It’s not often that a song stops me completely in my tracks, but today, whilst listening to Steve Lamacq on BBC 6 Music on the way home from work, this did. I had to pull the car over and sit in a layby, listen and absorb. I think the last time that happened was Adele's Rolling In The Deep.
In a place where music becomes ever more banal lyrically (I simply can’t take any more songs about being ‘drunk in da club’ or ‘doing what we want’) Poem by Liverpool’s She Drew The Gun is the absolute antidote. It’s an outpouring of disbelief and anger, a song for those who want their pop music (and I use the term pop music in the broadest sense) to create a musical culture that is far more than just being about a narcissistic and hedonistic lifestyle.
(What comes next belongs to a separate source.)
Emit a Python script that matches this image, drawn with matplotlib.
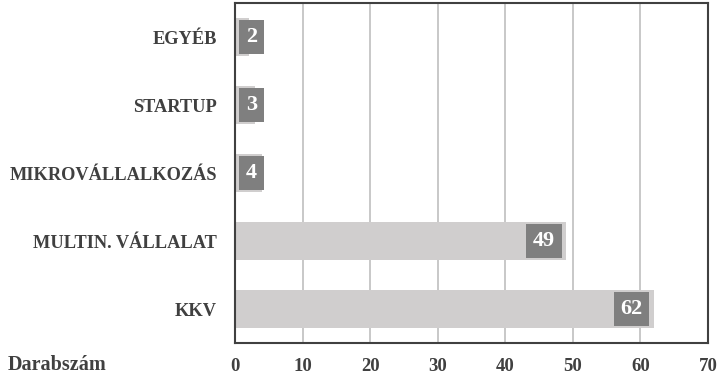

With a hint of old-school Laura Marling, singer-songwriter Louisa Roach starts with an image of the ‘police getting busy cleaning up the streets’ as they ‘take the homeless man’s rags, no sleeping bags, no place to sleep’ because ‘we’re far to civilised around here to see an unkempt human being, a broken human being.’ From there she goes on to explore her concerns for our future: ‘How long until they build a wall and call it a private city?’ as well as the way that profit and so called efficient 'wealth creation' is ruining people's lives. It’s one of those rare songs that actually makes you think, not just about life, but your place in all of it. It's not all despondency though. Poem doesn't just spell out the problems, it offers some hope in its words as well.
This is a song for our times.
What’s more She Drew The Gun is on the longlist for this year’s Glastonbury Emerging Talent competition, which I helped judge (I would have undoubtedly selected the band if they had been on my judging list), will soon release their debut album (Memories Of The Future through Skeleton Key Records and produced by James Skelly of The Coral) and play a series of dates in late April.